I’d just returned from a lengthy nursery school parent meeting and was playing John Denver records, had a fire in the fireplace, and was drinking hot-buttered rum. Bob had just gotten back from a business trip that afternoon and was still not back from a planning commission meeting. We had stayed home the previous Saturday but had gotten Patty to watch the children Sunday while we went out to the ranch. Bob put drainpipes behind the abutment while I hiked up to the Upper Ranch.

“It was overcast and drizzled once for a few minutes but a marvelous walk. The maples were bright yellow—big leaves, twice as large as my hand, drifted down. Kind of spooky on a cloudy day in some of the dense forest—I felt as if people of 50-75 years ago should have been in the cabin and tending the field up there. I found an Indian pestle in the meadow and brought it home. The trees around the old cabin were brilliant reds and oranges. Got back to the creek around 4:00 p.m. Half an hour later it began to rain hard. Fortunately Bob just finished. We were sure glad he had the culverts in.

Tuesday I had gone to Big Bar to attend a Forest Forum program on forestry in Finland, with a little bit of reindeer thrown in. I’d found it interesting: very mechanized over there, small trees, even-aged, clearcuts.

December 2nd I drove to Redding to do some Christmas shopping. There was a little snow in the rain going over the hill. Bob was leaving that afternoon to go to Redding and fly to Bakersfield.

There were poems.

Is it difficult for a hawk when oak leaves fall,
rocking gently downward,
miniature kites whispering secrets
of the warm summer past?
Is it difficult for a hawk, coasting
in tight circles over
brown, oak-studded meadows,
to know what Is mouse and
what is leaf?
Is it difficult for a hawk,
with all the quick movements
among the baring branches,
or do her keen eyes detect
motion of life
from motion of death?

Family Thanksgiving dinner was at Florence and Leonard’s. I took my usual refrigerator rolls. We had gone to Lewiston that morning to buy a new dining room table and four chairs from Helen and Bud Fine. It was a nice table, round, with folding leaves and two extra leaves for the middle if needed. Others at the dinner included Dick, Kay and Michael; Nancy and David and children; Nancy and Dave and children; Uncle Stanford and Calvene; and Aunt Nell. We went out to the ranch Saturday and took Kent. Rebecca and Noel went out to the lake with Florence and Nancy.
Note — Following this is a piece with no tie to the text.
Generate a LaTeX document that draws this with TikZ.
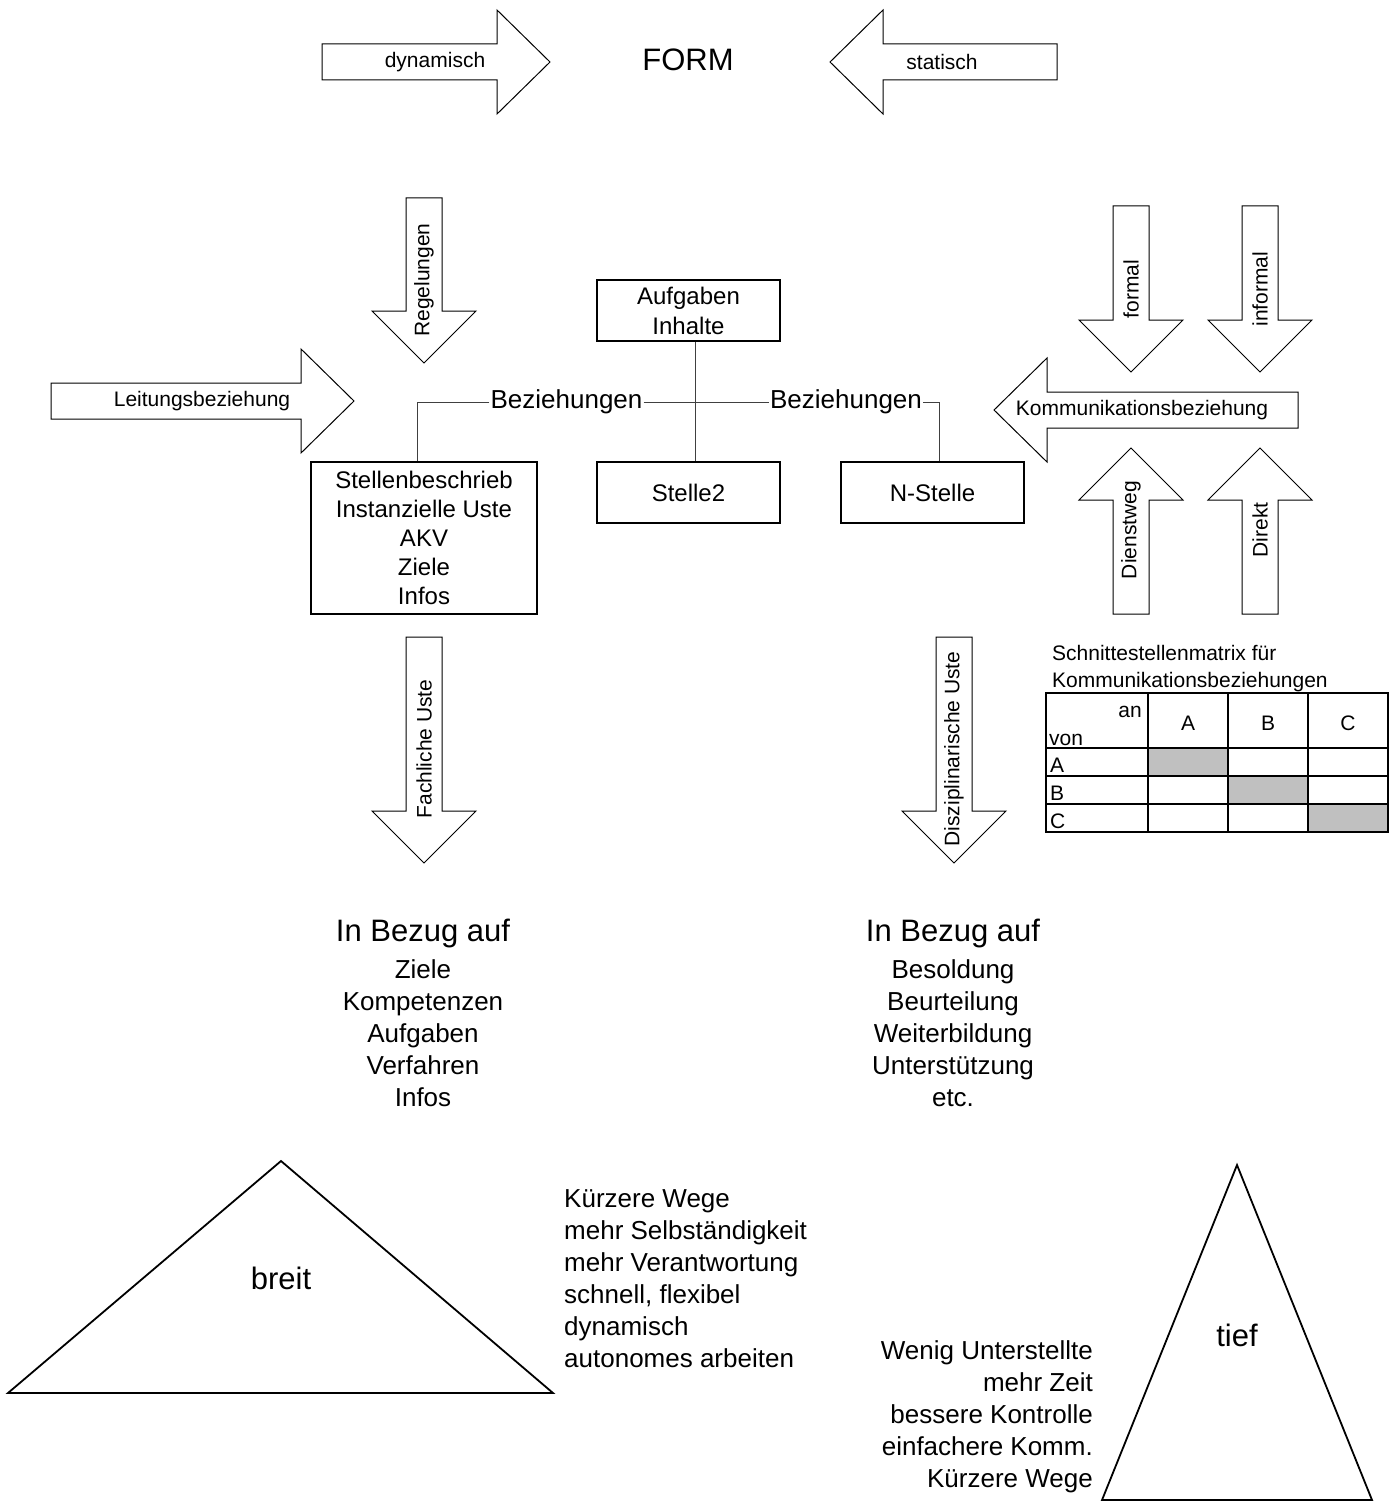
\documentclass[tikz,border=0pt]{standalone}
\usepackage{fontspec}
\setmainfont{Liberation Sans}
\newcommand\fsz[2]{\fontsize{#1}{#2}\selectfont}
\definecolor{cellgray}{HTML}{C0C0C0}
\tikzset{
  barrow/.style={draw=black, line width=1pt, fill=white, line join=miter},
  lbl/.style={inner sep=0pt, font=\fsz{21}{24}},
  rlbl/.style={lbl, rotate=90},
  boxnode/.style={draw=black, line width=1.8pt, fill=white, align=center, inner sep=0pt, font=\fsz{24}{30}},
  conn/.style={draw=black!75, line width=1pt},
  tri/.style={draw=black, line width=1.8pt, line join=miter},
  listtext/.style={inner sep=0pt, font=\fsz{26}{32}},
  bigtext/.style={inner sep=0pt, font=\fsz{31}{36}},
  tbl/.style={draw=black, line width=1.8pt},
  tbltext/.style={inner sep=0pt, font=\fsz{21}{24}},
}
% block arrows: down/up: centre x, tail y, apex y ; right/left: centre y, tail x, apex x
\newcommand\blockdown[3]{\draw[barrow] ({#1-18},#2) -- ({#1+18},#2) -- ({#1+18},{#3-52}) -- ({#1+52},{#3-52}) -- (#1,#3) -- ({#1-52},{#3-52}) -- ({#1-18},{#3-52}) -- cycle;}
\newcommand\blockup[3]{\draw[barrow] ({#1-18},#2) -- ({#1+18},#2) -- ({#1+18},{#3+52}) -- ({#1+52},{#3+52}) -- (#1,#3) -- ({#1-52},{#3+52}) -- ({#1-18},{#3+52}) -- cycle;}
\newcommand\blockright[3]{\draw[barrow] (#2,{#1-18}) -- ({#3-53},{#1-18}) -- ({#3-53},{#1-52}) -- (#3,#1) -- ({#3-53},{#1+52}) -- ({#3-53},{#1+18}) -- (#2,{#1+18}) -- cycle;}
\newcommand\blockleft[3]{\draw[barrow] (#2,{#1-18}) -- ({#3+53},{#1-18}) -- ({#3+53},{#1-52}) -- (#3,#1) -- ({#3+53},{#1+52}) -- ({#3+53},{#1+18}) -- (#2,{#1+18}) -- cycle;}
\begin{document}
\begin{tikzpicture}[x=1pt,y=-1pt]
\useasboundingbox (0,0) rectangle (1395,1506);
\fill[white] (0,0) rectangle (1395,1506);

% ---------- top: FORM ----------
\blockright{62}{322}{550}
\node[lbl] (dyn) at (435,62) {dynamisch};
\node[bigtext] (form) at (688,60) {FORM};
\blockleft{62}{1057}{830}
\node[lbl] (stat) at (942,62) {statisch};

% ---------- arrows around the boxes ----------
\blockdown{424}{198}{363}
\node[rlbl] (regel) at (424,280) {Regelungen};
\blockright{401}{51}{354}
\node[lbl] (leit) at (202,401) {Leitungsbeziehung};

\blockdown{1131}{206}{372}
\node[rlbl] (formal) at (1131,289) {formal};
\blockdown{1260}{206}{372}
\node[rlbl] (informal) at (1260,289) {informal};
\blockleft{410}{1298}{994}
\node[lbl] (komm) at (1142,410) {Kommunikationsbeziehung};
\blockup{1131}{614}{448}
\node[rlbl] (dienst) at (1131,530) {Dienstweg};
\blockup{1260}{614}{448}
\node[rlbl] (direkt) at (1260,530) {Direkt};

\blockdown{424}{637}{863}
\node[rlbl] (fach) at (424,749) {Fachliche Uste};
\blockdown{954}{637}{863}
\node[rlbl] (diszi) at (954,749) {Disziplinarische Uste};

% ---------- boxes ----------
\node[boxnode, minimum width=183, minimum height=61] (aufg) at (688.5,310.5) {Aufgaben\\Inhalte};
\node[boxnode, minimum width=183, minimum height=61] (stelle2) at (688.5,492.5) {Stelle2};
\node[boxnode, minimum width=183, minimum height=61] (nstelle) at (932.5,492.5) {N-Stelle};
\node[boxnode, font=\fsz{24}{29}, minimum width=226, minimum height=152] (stellenb) at (424,538)
  {Stellenbeschrieb\\Instanzielle Uste\\AKV\\Ziele\\Infos};

\node[inner sep=1pt, font=\fsz{26}{30}] (bezL) at (566.5,402) {Beziehungen};
\node[inner sep=1pt, font=\fsz{26}{30}] (bezR) at (846,402) {Beziehungen};

\draw[conn] ([xshift=6.5]aufg.south) -- ([xshift=6.5]stelle2.north);
\draw[conn] (bezL.east) -- (bezR.west);
\draw[conn] (bezL.west) -| ([xshift=-7]stellenb.north);
\draw[conn] (bezR.east) -| ([xshift=6.5]nstelle.north);

% ---------- matrix ----------
\node[tbltext, anchor=base west] (mt1) at (1052,660) {Schnittestellenmatrix für};
\node[tbltext, anchor=base west] (mt2) at (1052,687) {Kommunikationsbeziehungen};
\fill[cellgray] (1148,748) rectangle (1228,776);
\fill[cellgray] (1228,776) rectangle (1308,804);
\fill[cellgray] (1308,804) rectangle (1388,832);
\draw[tbl] (1046,693) rectangle (1388,832);
\draw[tbl] (1046,748) -- (1388,748);
\draw[tbl] (1046,776) -- (1388,776);
\draw[tbl] (1046,804) -- (1388,804);
\draw[tbl] (1148,693) -- (1148,832);
\draw[tbl] (1228,693) -- (1228,832);
\draw[tbl] (1308,693) -- (1308,832);
\node[tbltext, anchor=base east] (an) at (1142,717) {an};
\node[tbltext, anchor=base west] (von) at (1049,745) {von};
\node[tbltext, anchor=base] (hA) at (1188,730) {A};
\node[tbltext, anchor=base] (hB) at (1268,730) {B};
\node[tbltext, anchor=base] (hC) at (1348,730) {C};
\node[tbltext, anchor=base west] (rA) at (1050,772) {A};
\node[tbltext, anchor=base west] (rB) at (1050,800) {B};
\node[tbltext, anchor=base west] (rC) at (1050,828) {C};

% ---------- In Bezug auf ----------
\node[bigtext] (bezugL) at (423,933) {In Bezug auf};
\node[listtext, anchor=base] (listL) at (423,978)
  {\begin{tabular}[t]{@{}c@{}}Ziele\\Kompetenzen\\Aufgaben\\Verfahren\\Infos\end{tabular}};
\node[bigtext] (bezugR) at (953,933) {In Bezug auf};
\node[listtext, anchor=base] (listR) at (953,978)
  {\begin{tabular}[t]{@{}c@{}}Besoldung\\Beurteilung\\Weiterbildung\\Unterstützung\\etc.\end{tabular}};

% ---------- triangles ----------
\draw[tri] (281,1161) -- (553,1393) -- (8,1393) -- cycle;
\node[bigtext] (breit) at (281,1278) {breit};
\node[listtext, anchor=base west] (breitlist) at (564,1207)
  {\begin{tabular}[t]{@{}l@{}}Kürzere Wege\\mehr Selbständigkeit\\mehr Verantwortung\\schnell, flexibel\\dynamisch\\autonomes arbeiten\end{tabular}};

\draw[tri] (1237,1165) -- (1372,1500) -- (1102,1500) -- cycle;
\node[bigtext] (tief) at (1237,1335) {tief};
\node[listtext, anchor=base east] (tieflist) at (1093,1359)
  {\begin{tabular}[t]{@{}r@{}}Wenig Unterstellte\\mehr Zeit\\bessere Kontrolle\\einfachere Komm.\\Kürzere Wege\end{tabular}};
\end{tikzpicture}
\end{document}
On my 36th birthday I took Clarke to Linda’s and hiked up on the pointy mountain. (Not quite sure where that is.) Ate lunch sitting by a mossy- trunked oak. I could see Weaverville but mostly looked at the wind blowing the ponderosa and sugar pines and the Douglas firs. Misty rain fell now and then on Weaver Bally.

When I I got home I ran errands with Jeffrey for an hour while Bob and Florence were fixing bulletin boards (covered with burlap) for me. She had asked me the day before what color I wanted. Rebecca gave me a little pillow she had made at school, stuffed with pieces of sheets. Bob gave me a picture of the Crags that I had admired at Alpine Outfitters. Florence fed the children at her house and brought them home and Linda Ohde child sat while we went to dinner at the Lewiston Hotel.

Tuesday night I had gone to an elementary school board meeting and Wednesday a high school board meeting that was still going when I left at 11:30. I was on the agenda at 11:15 and the high school committed to funding the nursery school for the rest of the year.

On the 20th I noted that I had a bad cold and Bob had just returned from being gone for a week and had gone to a meeting. But “I had all my Christmas presents sent” although still needing to wrap what I had at home.

The nursery school’s last day before vacation was the day before and we’d had both classes together. They’d decorated stockings and then Santa (Dan Tucker) had come. Clarke and Andy were the only two who wouldn’t sit on his lap. Brigitte and I had to sit on his lap to get our presents.

“We had an especially good Christmas” that year. One thing I mentioned was that the children were old enough to wait with unwrapping to watch others unwrap. Everyone was healthy and I was able to give Bob some things he really liked without having to ask him what he would like. One was a plastic, raised relief map of Trinity County that came in two pieces. Rebecca was really excited about giving to others. Speaking of excitement, I’d asked Linda Ohde whether she could come and help me to finish things up on Christmas Eave and she was really excited about doing that! “After I took her home I heard a clunking outside. I finally discovered, by walking down the road with my flashlight, that there was a large, belled mule down on the turn!”